Maciel shrugged. “[The Ayoreo] were forbidden here—they didn’t know how to live in the city”. It seems a dubious privilege.
Without land in town, some Ayoreo have resorted to sex work, others camp by the highway waiting for work, while some continue to live at the New Tribes Mission in Campo Loro. But some members of the Totobiegosode have a basic privilege denied to their brethren: land.
When GAT began its work with the Totobiegosode, most of the 550,000 acres requested in the initial petition were privately owned. In the course of 20 years, GAT has helped the Totobiegosode gain legal title to nearly a fifth of that initial petition through arduous judicial processes. The two hamlets established on that territory, Chaidi and Arocojnadi, are now home to 28 families.
Not unlike Filadélfia’s Enhlet, the Ayoreo of Chaidi live in great poverty. Here, though, they live encircled by palo santo (‘holy wood’) and swollen-trunked palo borracho (‘holy drunkard’) trees rather than ranches. They use the land as they choose, hunting in the forest, collecting materials for crafts, and working (albeit on the nearest Mennonite and Brazilian farms) according to their own needs. Above all, the Totobiegosode can abstain—at least to some extent—from a culture of accumulation without analogue in their traditionally communal society.
The first Mennonites never intended to displace anyone; they came to a (literally) promised land and, like other historically oppressed communities that find themselves suddenly in a position of power, became oppressors themselves. A century later, it would be impossible, both practically and morally, to try and force them out.
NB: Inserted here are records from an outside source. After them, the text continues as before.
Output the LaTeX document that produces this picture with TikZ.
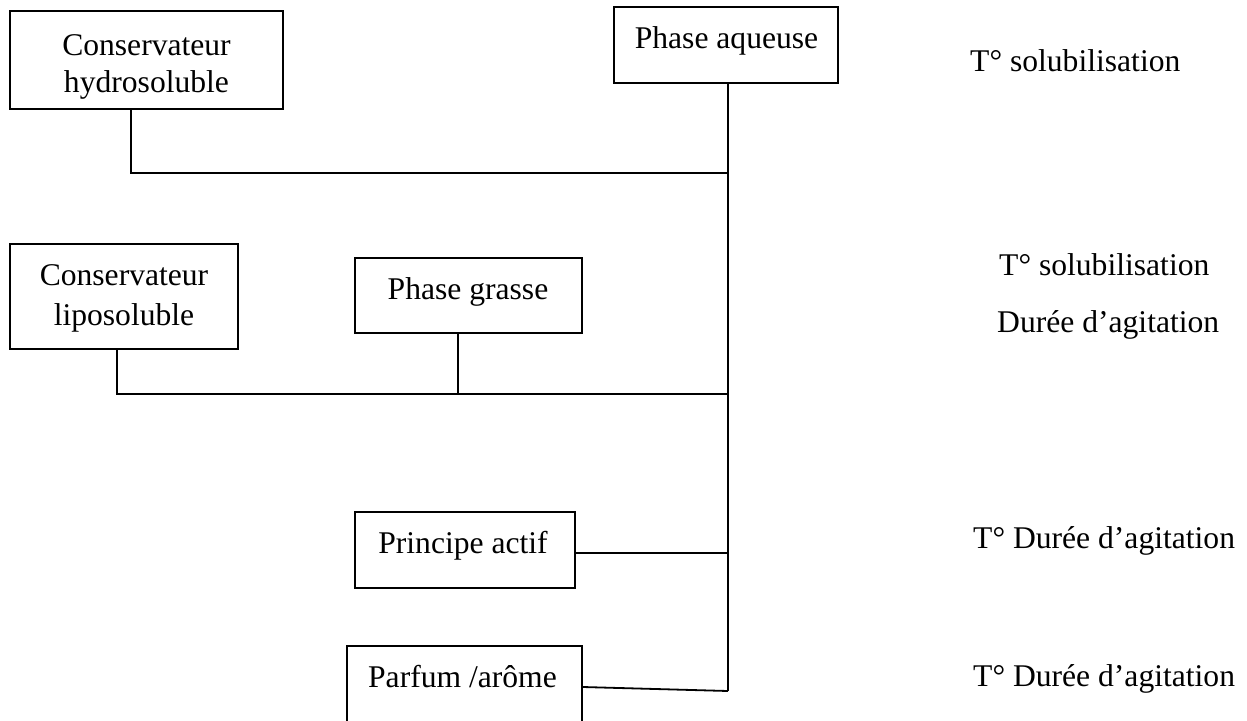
\documentclass[tikz,border=0pt]{standalone}
\usepackage{fontspec}
\setmainfont{Liberation Serif}
\begin{document}
\tikzset{
  box/.style={draw, line width=1.8pt, rectangle, inner sep=0pt},
  lbl/.style={inner sep=0pt, anchor=base, font=\fontsize{31.6pt}{38pt}\selectfont},
  lbw/.style={lbl, anchor=base west},
  conn/.style={line width=1.8pt}
}
\begin{tikzpicture}[x=1pt,y=-1pt]
\useasboundingbox (0,0) rectangle (1247,720);
% boxes
\node[box, minimum width=273pt, minimum height=98pt] (hyd) at (146.5,60) {};
\node[lbl] (hydt1) at (146.5,55) {Conservateur};
\node[lbl] (hydt2) at (146.5,92) {hydrosoluble};
\node[box, minimum width=224pt, minimum height=76pt] (aq) at (726,45) {};
\node[lbl] (aqt) at (726.5,48) {Phase aqueuse};
\node[box, minimum width=228pt, minimum height=105pt] (lip) at (124,296.5) {};
\node[lbl] (lipt1) at (124,285) {Conservateur};
\node[lbl] (lipt2) at (124,325) {liposoluble};
\node[box, minimum width=227pt, minimum height=75pt] (gr) at (468.5,295.5) {};
\node[lbl] (grt) at (468,299) {Phase grasse};
\node[box, minimum width=220pt, minimum height=76pt] (pa) at (465,550) {};
\node[lbl] (pat) at (463,553) {Principe actif};
\node[box, minimum width=235pt, minimum height=80pt] (pf) at (464.5,686) {};
\node[lbl] (pft) at (462.5,687) {Parfum /arôme};
% junctions
\coordinate (j1) at (728,173);
\coordinate (j2) at (728,394);
\coordinate (j3) at (728,553);
\coordinate (j4) at (728,691);
% connectors
\draw[conn] ([xshift=2pt]aq.south) -- (j4);
\draw[conn] ([xshift=-15.5pt]hyd.south) |- (j1);
\draw[conn] ([xshift=-7pt]lip.south) |- (j2);
\draw[conn] ([xshift=-10.5pt]gr.south) -- ([xshift=-10.5pt]gr.south |- j2);
\draw[conn] (pa.east |- j3) -- (j3);
\draw[conn] ([yshift=-1pt]pf.east) -- (j4);
% right-hand labels
\node[lbw] (r1) at (970,71) {T° solubilisation};
\node[lbw] (r2) at (999,275) {T° solubilisation};
\node[lbw] (r3) at (997,332) {Durée d’agitation};
\node[lbw] (r4) at (973,548) {T° Durée d’agitation};
\node[lbw] (r5) at (973,686) {T° Durée d’agitation};
\end{tikzpicture}
\end{document}
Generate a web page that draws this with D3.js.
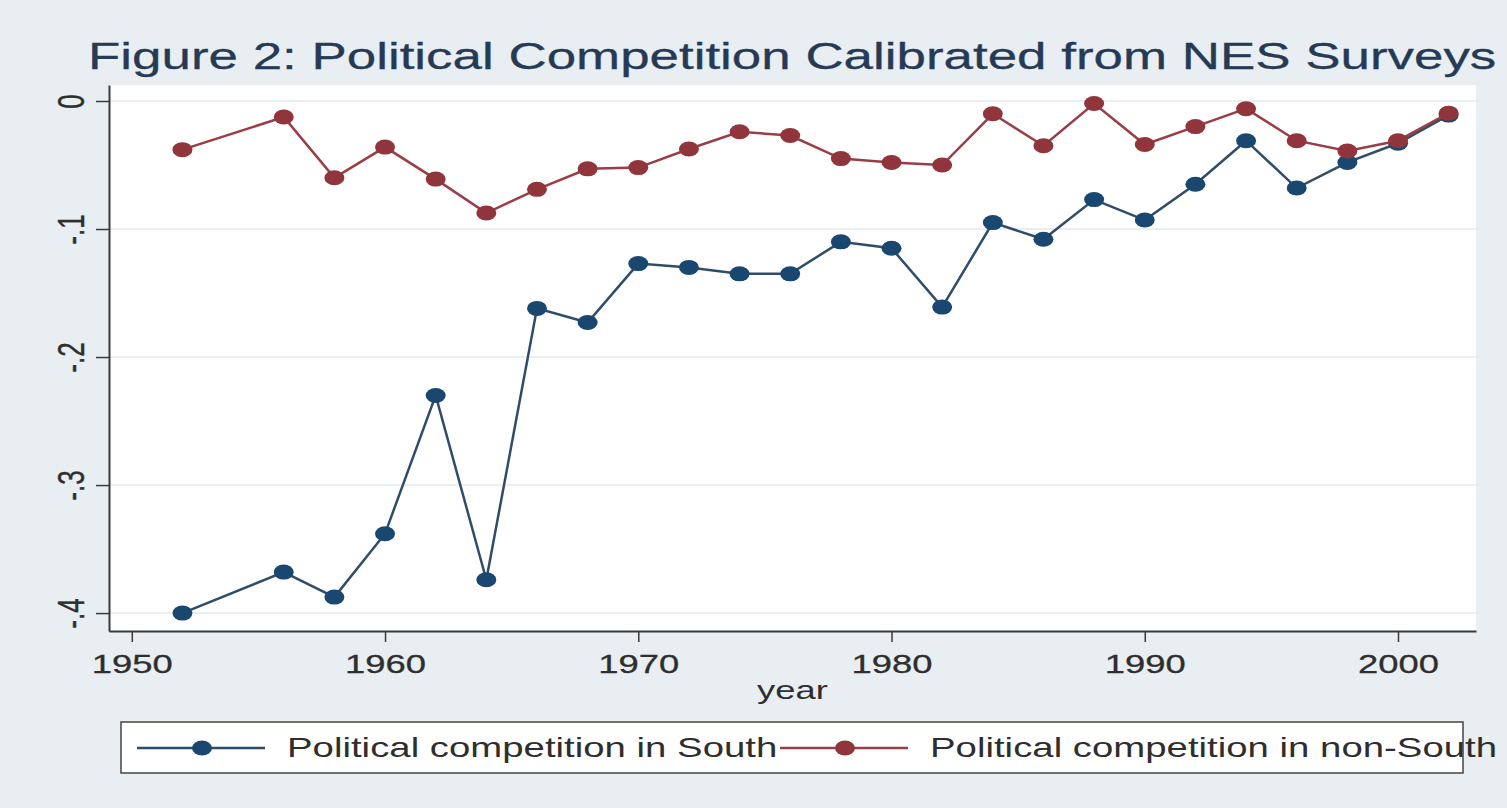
<!DOCTYPE html>
<html>
<head>
<meta charset="utf-8">
<script src="https://cdnjs.cloudflare.com/ajax/libs/d3/7.8.5/d3.min.js"></script>
<style>
  body { margin: 0; background: #e8eef2; }
  svg text { font-family: "Liberation Sans", Arial, sans-serif; }
</style>
</head>
<body>
<div id="chart"></div>
<script>

var years = [1952, 1956, 1958, 1960, 1962, 1964, 1966, 1968, 1970, 1972, 1974, 1976, 1978,
             1980, 1982, 1984, 1986, 1988, 1990, 1992, 1994, 1996, 1998, 2000, 2002];

var south = [-0.400, -0.368, -0.3875, -0.338, -0.230, -0.374, -0.162, -0.173, -0.127, -0.130, -0.135, -0.135, -0.110,
             -0.115, -0.161, -0.095, -0.108, -0.077, -0.093, -0.065, -0.031, -0.068, -0.048, -0.033, -0.011];

var nonSouth = [-0.038, -0.0125, -0.060, -0.036, -0.061, -0.0875, -0.069, -0.053, -0.052, -0.0375, -0.024, -0.027, -0.045,
                -0.048, -0.050, -0.010, -0.035, -0.002, -0.034, -0.020, -0.006, -0.031, -0.039, -0.031, -0.0095];

var xTicks = [1950, 1960, 1970, 1980, 1990, 2000];
var yTicks = [0, -0.1, -0.2, -0.3, -0.4];
var yTickLabels = ["0", "-.1", "-.2", "-.3", "-.4"];

var seriesNames = ["Political competition in South", "Political competition in non-South"];
var titleText = "Figure 2: Political Competition Calibrated from NES Surveys";

var width = 1507, height = 808;
var sx = 1.4; // the picture is stretched sideways, text too

var svg = d3.select("#chart").append("svg")
  .attr("width", width)
  .attr("height", height);

svg.append("rect").attr("width", width).attr("height", height).attr("fill", "#e8eef2");

var x = d3.scaleLinear().domain([1949.1, 2003.08]).range([109, 1476]);
var y = d3.scaleLinear().domain([-0.414, 0.0125]).range([631, 85]);

// plot region
svg.append("rect")
  .attr("x", x.range()[0]).attr("y", y.range()[1])
  .attr("width", x.range()[1] - x.range()[0])
  .attr("height", y.range()[0] - y.range()[1])
  .attr("fill", "#ffffff");

// grid
svg.append("g").selectAll("line")
  .data(yTicks)
  .enter().append("line")
    .attr("x1", x.range()[0]).attr("x2", x.range()[1])
    .attr("y1", function(d){ return y(d) }).attr("y2", function(d){ return y(d) })
    .attr("stroke", "#eaeff2")
    .attr("stroke-width", 2);

// title
svg.append("text")
  .attr("transform", "translate(88,69) scale(" + sx + ",1)")
  .attr("font-size", 37.8)
  .attr("fill", "#263a56")
  .attr("stroke", "#263a56")
  .attr("stroke-width", 0.3)
  .text(titleText);

// axes
var xAxis = d3.axisBottom(x).tickValues(xTicks).tickFormat(d3.format("d")).tickSizeInner(11).tickSizeOuter(0);
var gx = svg.append("g").attr("transform", "translate(0," + y.range()[0] + ")").call(xAxis);
gx.attr("font-family", null);
gx.select(".domain").attr("stroke", "#3a3a3a").attr("stroke-width", 2);
gx.selectAll(".tick line").attr("stroke", "#3a3a3a").attr("stroke-width", 1.5);
gx.selectAll(".tick text")
  .attr("y", 0).attr("dy", 0)
  .attr("transform", "translate(0,42) scale(" + sx + ",1)")
  .attr("font-size", 26)
  .attr("fill", "#2e2e2e")
  .attr("stroke", "#2e2e2e")
  .attr("stroke-width", 0.3);

var yAxis = d3.axisLeft(y).tickValues(yTicks)
  .tickFormat(function(d, i){ return yTickLabels[i] })
  .tickSizeInner(13).tickSizeOuter(0);
var gy = svg.append("g").attr("transform", "translate(" + x.range()[0] + ",0)").call(yAxis);
gy.attr("font-family", null);
gy.select(".domain").attr("stroke", "#3a3a3a").attr("stroke-width", 2);
gy.selectAll(".tick line").attr("stroke", "#3a3a3a").attr("stroke-width", 1.5);
gy.selectAll(".tick text")
  .attr("x", 0).attr("dy", 0)
  .attr("text-anchor", "middle")
  .attr("transform", "translate(-25,0) scale(" + sx + ",1) rotate(-90)")
  .attr("font-size", 26)
  .attr("fill", "#2e2e2e")
  .attr("stroke", "#2e2e2e")
  .attr("stroke-width", 0.3);

svg.append("text")
  .attr("transform", "translate(" + ((x.range()[0] + x.range()[1]) / 2) + ",699) scale(" + sx + ",1)")
  .attr("text-anchor", "middle")
  .attr("font-size", 26)
  .attr("fill", "#2e2e2e")
  .text("year");

// series
var series = [
  { name: seriesNames[0], values: south, line: "#2f4d6a", dot: "#1a476f" },
  { name: seriesNames[1], values: nonSouth, line: "#9a3d44", dot: "#90353b" }
];

var line = d3.line()
  .x(function(d, i){ return x(years[i]) })
  .y(function(d){ return y(d) });

series.forEach(function(s){
  svg.append("path")
    .datum(s.values)
    .attr("fill", "none")
    .attr("stroke", s.line)
    .attr("stroke-width", 2.5)
    .attr("d", line);

  svg.append("g").selectAll("ellipse")
    .data(s.values)
    .enter().append("ellipse")
      .attr("cx", function(d, i){ return x(years[i]) })
      .attr("cy", function(d){ return y(d) })
      .attr("rx", 10)
      .attr("ry", 7.5)
      .attr("fill", s.dot);
});

// legend
var legend = svg.append("g");
legend.append("rect")
  .attr("x", 121).attr("y", 722)
  .attr("width", 1342).attr("height", 51)
  .attr("fill", "#fff")
  .attr("stroke", "#444")
  .attr("stroke-width", 1.5);

var legendX = [137, 780];
series.forEach(function(s, i){
  var lx = legendX[i];
  legend.append("line")
    .attr("x1", lx).attr("x2", lx + 128)
    .attr("y1", 748).attr("y2", 748)
    .attr("stroke", s.line).attr("stroke-width", 2.5);
  legend.append("ellipse")
    .attr("cx", lx + 65).attr("cy", 748)
    .attr("rx", 10).attr("ry", 7.5)
    .attr("fill", s.dot);
  legend.append("text")
    .attr("transform", "translate(" + (lx + 150) + ",757) scale(" + sx + ",1)")
    .attr("font-size", 27.4)
    .attr("fill", "#2e2e2e")
    .text(s.name);
});

</script>
</body>
</html>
Filadélfia is not, after all, the mirage it first seems.
On a languid Asunción evening, I met Gladys Casaccia, who has worked with GAT since its inception, at a literary café in Asunción’s colonial centre. “I think the Totobiegosode have the advantage of living on their own territory,” she said. “Compared to other [indigenous] peoples they have it better.” We sipped our coffee as the sidewalk flushed streetlamp-gold. “The law guarantees their right to the land,” she said. “How to get it is another fight.”